-------- Available data --------

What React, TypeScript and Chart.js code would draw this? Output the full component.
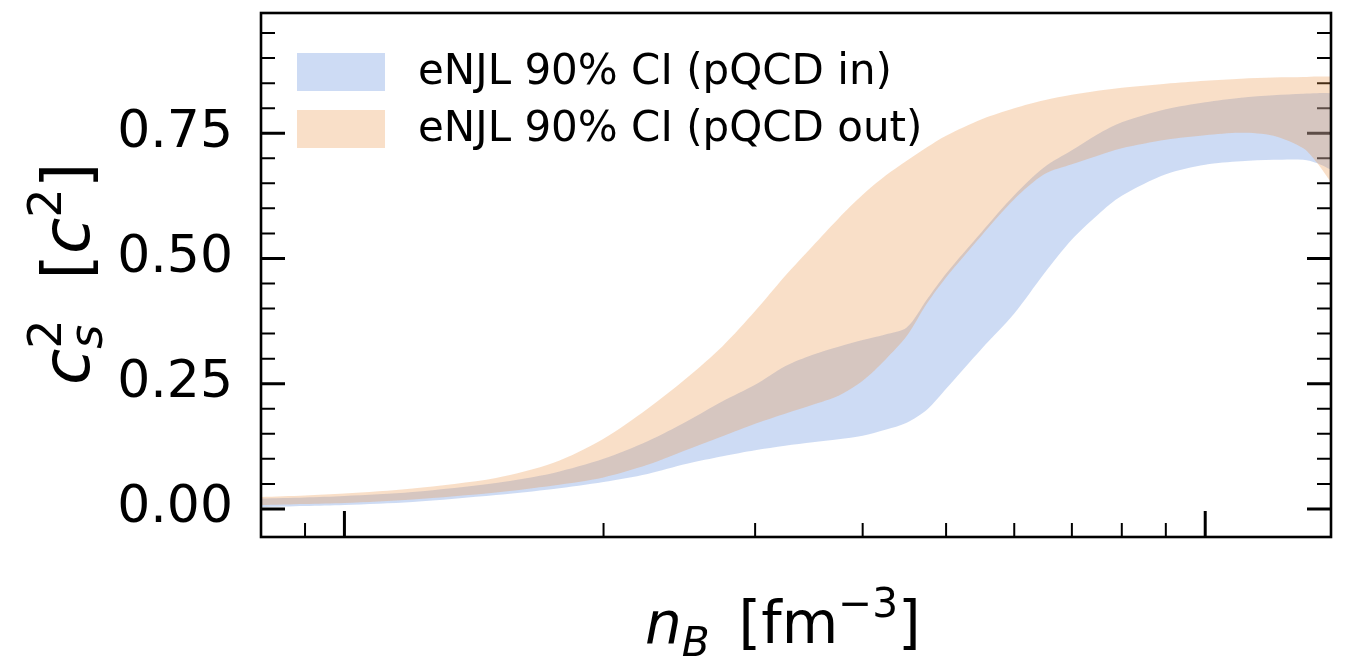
import React, { useEffect, useRef } from "react";
import { Chart, registerables } from "chart.js";

Chart.register(...registerables);

// ---- data ----
const nB = [0.08, 0.09, 0.1, 0.12, 0.15, 0.175, 0.2, 0.225, 0.25, 0.275, 0.3, 0.325, 0.35, 0.375, 0.4, 0.425, 0.45, 0.475, 0.5, 0.55, 0.6, 0.65, 0.7, 0.75, 0.8, 0.9, 1.0, 1.1, 1.2, 1.3, 1.35, 1.4];
const outHi = [0.024, 0.027, 0.031, 0.041, 0.062, 0.092, 0.14, 0.2, 0.262, 0.325, 0.395, 0.465, 0.525, 0.58, 0.627, 0.665, 0.695, 0.722, 0.745, 0.778, 0.8, 0.816, 0.827, 0.835, 0.841, 0.849, 0.855, 0.859, 0.861, 0.862, 0.863, 0.863];
const outLo = [0.008, 0.01, 0.012, 0.019, 0.033, 0.047, 0.063, 0.088, 0.118, 0.145, 0.17, 0.19, 0.208, 0.226, 0.256, 0.298, 0.345, 0.41, 0.462, 0.546, 0.618, 0.668, 0.688, 0.705, 0.72, 0.737, 0.746, 0.751, 0.745, 0.72, 0.69, 0.652];
const inHi = [0.021, 0.023, 0.026, 0.034, 0.052, 0.072, 0.1, 0.135, 0.175, 0.215, 0.248, 0.285, 0.308, 0.324, 0.337, 0.348, 0.362, 0.418, 0.47, 0.553, 0.626, 0.682, 0.716, 0.748, 0.772, 0.798, 0.812, 0.821, 0.826, 0.829, 0.83, 0.83];
const inLo = [0.004, 0.006, 0.008, 0.014, 0.028, 0.04, 0.054, 0.07, 0.09, 0.105, 0.117, 0.126, 0.133, 0.139, 0.146, 0.158, 0.172, 0.198, 0.24, 0.32, 0.39, 0.47, 0.538, 0.587, 0.625, 0.668, 0.687, 0.694, 0.697, 0.697, 0.69, 0.677];

const seriesLabels = ["eNJL 90% CI (pQCD in)", "eNJL 90% CI (pQCD out)"];
const yMajorTicks = [0, 0.25, 0.5, 0.75];
const yMinorTicks = [0.05, 0.1, 0.15, 0.2, 0.3, 0.35, 0.4, 0.45, 0.55, 0.6, 0.65, 0.7, 0.8, 0.85, 0.9, 0.95];
const xMajorTicks = [0.1, 1];
const xMinorTicks = [0.09, 0.2, 0.3, 0.4, 0.5, 0.6, 0.7, 0.8, 0.9];
const xRange = [0.08, 1.4];
const yRange = [-0.056, 0.99];

const BLUE = "rgba(99,142,221,0.32)";
const ORANGE = "rgba(235,148,72,0.30)";
const FONT = "'DejaVu Sans', 'Liberation Sans', sans-serif";

const W = 1345;
const H = 656;

const toPts = (ys: number[]) => nB.map((x, i) => ({ x, y: ys[i] }));

function drawRuns(ctx: CanvasRenderingContext2D, runs: any[], size: number) {
  let x = 0;
  for (const r of runs) {
    if (r.gap !== undefined) {
      x += r.gap * size;
      continue;
    }
    const parts = r.stack ? r.stack : [r];
    let maxW = 0;
    for (const p of parts) {
      const s = size * (p.scale ?? 1);
      ctx.font = `${p.italic ? "italic " : ""}${s}px ${FONT}`;
      ctx.fillText(p.t, x, (p.dy ?? 0) * size);
      maxW = Math.max(maxW, ctx.measureText(p.t).width);
    }
    x += maxW;
  }
}

const ticksPlugin = {
  id: "inwardTicks",
  beforeDatasetsDraw(chart: any) {
    const { ctx, chartArea: a, scales } = chart;
    ctx.save();
    ctx.strokeStyle = "#000";
    const drawY = (vals: number[], len: number, lw: number) => {
      ctx.lineWidth = lw;
      for (const v of vals) {
        const y = scales.y.getPixelForValue(v);
        ctx.beginPath();
        ctx.moveTo(a.left, y);
        ctx.lineTo(a.left + len, y);
        ctx.moveTo(a.right, y);
        ctx.lineTo(a.right - len, y);
        ctx.stroke();
      }
    };
    const drawX = (vals: number[], len: number, lw: number) => {
      ctx.lineWidth = lw;
      for (const v of vals) {
        const x = scales.x.getPixelForValue(v);
        ctx.beginPath();
        ctx.moveTo(x, a.bottom);
        ctx.lineTo(x, a.bottom - len);
        ctx.stroke();
      }
    };
    drawY(yMajorTicks, 24, 3);
    drawY(yMinorTicks, 14, 2);
    drawX(xMajorTicks, 26, 3);
    drawX(xMinorTicks, 14, 2);
    ctx.restore();
  },
};

const framePlugin = {
  id: "frame",
  afterDatasetsDraw(chart: any) {
    const { ctx, chartArea: a } = chart;
    ctx.save();
    ctx.strokeStyle = "#000";
    ctx.lineWidth = 2.6;
    ctx.strokeRect(a.left, a.top, a.right - a.left, a.bottom - a.top);
    ctx.restore();
  },
};

const legendPlugin = {
  id: "boxLegend",
  afterDraw(chart: any) {
    const { ctx } = chart;
    const ds = chart.data.datasets;
    const entries = [ds[2], ds[0]];
    ctx.save();
    ctx.textBaseline = "middle";
    ctx.font = `42px ${FONT}`;
    entries.forEach((d: any, i: number) => {
      const cy = 72 + i * 57;
      ctx.fillStyle = d.backgroundColor;
      ctx.fillRect(297, cy - 19, 88, 38);
      ctx.fillStyle = "#000";
      ctx.fillText(d.label, 418, cy + 1);
    });
    ctx.restore();
  },
};

const titlesPlugin = {
  id: "mathTitles",
  afterDraw(chart: any) {
    const { ctx } = chart;
    ctx.save();
    ctx.fillStyle = "#000";
    ctx.textBaseline = "alphabetic";
    // x title: n_B [fm^-3]
    ctx.save();
    ctx.translate(645, 643);
    drawRuns(ctx, [
      { t: "n", italic: true },
      { t: "B", italic: true, scale: 0.7, dy: 0.22 },
      { gap: 0.5 },
      { t: "[fm" },
      { t: "\u22123", scale: 0.7, dy: -0.45 },
      { t: "]" },
    ], 58);
    ctx.restore();
    // y title: c_s^2  [c^2]
    ctx.save();
    ctx.translate(89, 385);
    ctx.rotate(-Math.PI / 2);
    drawRuns(ctx, [
      { t: "c", italic: true },
      { stack: [
        { t: "2", scale: 0.7, dy: -0.42 },
        { t: "s", italic: true, scale: 0.7, dy: 0.2 },
      ] },
      { gap: 0.6 },
      { t: "[" },
      { t: "c", italic: true },
      { t: "2", scale: 0.7, dy: -0.42 },
      { t: "]" },
    ], 66);
    ctx.restore();
    ctx.restore();
  },
};

export default function App() {
  const ref = useRef<HTMLCanvasElement | null>(null);
  useEffect(() => {
    document.body.style.margin = "0";
    if (!ref.current) return;
    const common = { pointRadius: 0, borderWidth: 0, borderColor: "rgba(0,0,0,0)", tension: 0.3 };
    const chart = new Chart(ref.current, {
      type: "line",
      data: {
        datasets: [
          { ...common, label: seriesLabels[1], data: toPts(outHi), fill: "+1", backgroundColor: ORANGE },
          { ...common, label: seriesLabels[1] + " lower", data: toPts(outLo), fill: false, backgroundColor: ORANGE },
          { ...common, label: seriesLabels[0], data: toPts(inHi), fill: "+1", backgroundColor: BLUE },
          { ...common, label: seriesLabels[0] + " lower", data: toPts(inLo), fill: false, backgroundColor: BLUE },
        ],
      },
      options: {
        responsive: false,
        animation: false,
        layout: { padding: { top: 13, right: W - 1331, left: 0, bottom: 0 } },
        plugins: { legend: { display: false }, tooltip: { enabled: false } },
        scales: {
          x: {
            type: "logarithmic",
            min: xRange[0],
            max: xRange[1],
            ticks: { display: false },
            grid: { display: false, drawTicks: false },
            border: { display: false },
            afterFit: (s: any) => { s.height = H - 537; s.paddingLeft = 0; s.paddingRight = 0; },
          },
          y: {
            type: "linear",
            min: yRange[0],
            max: yRange[1],
            afterBuildTicks: (s: any) => { s.ticks = yMajorTicks.map((v) => ({ value: v })); },
            ticks: {
              color: "#000",
              font: { family: FONT, size: 52 },
              padding: 28,
              callback: (v: any) => Number(v).toFixed(2),
            },
            grid: { display: false, drawTicks: false },
            border: { display: false },
            afterFit: (s: any) => { s.width = 261; s.paddingTop = 0; s.paddingBottom = 0; },
          },
        },
      },
      plugins: [ticksPlugin, framePlugin, legendPlugin, titlesPlugin],
    } as any);
    return () => chart.destroy();
  }, []);
  return (
    <div style={{ width: W, height: H }}>
      <canvas ref={ref} width={W} height={H} style={{ display: "block" }} />
    </div>
  );
}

--------

*What the task requires*. Find the word "React" in the data and show each line that holds it.

*The completed task*.
What React, TypeScript and Chart.js code would draw this? Output the full component.
import React, { useEffect, useRef } from "react";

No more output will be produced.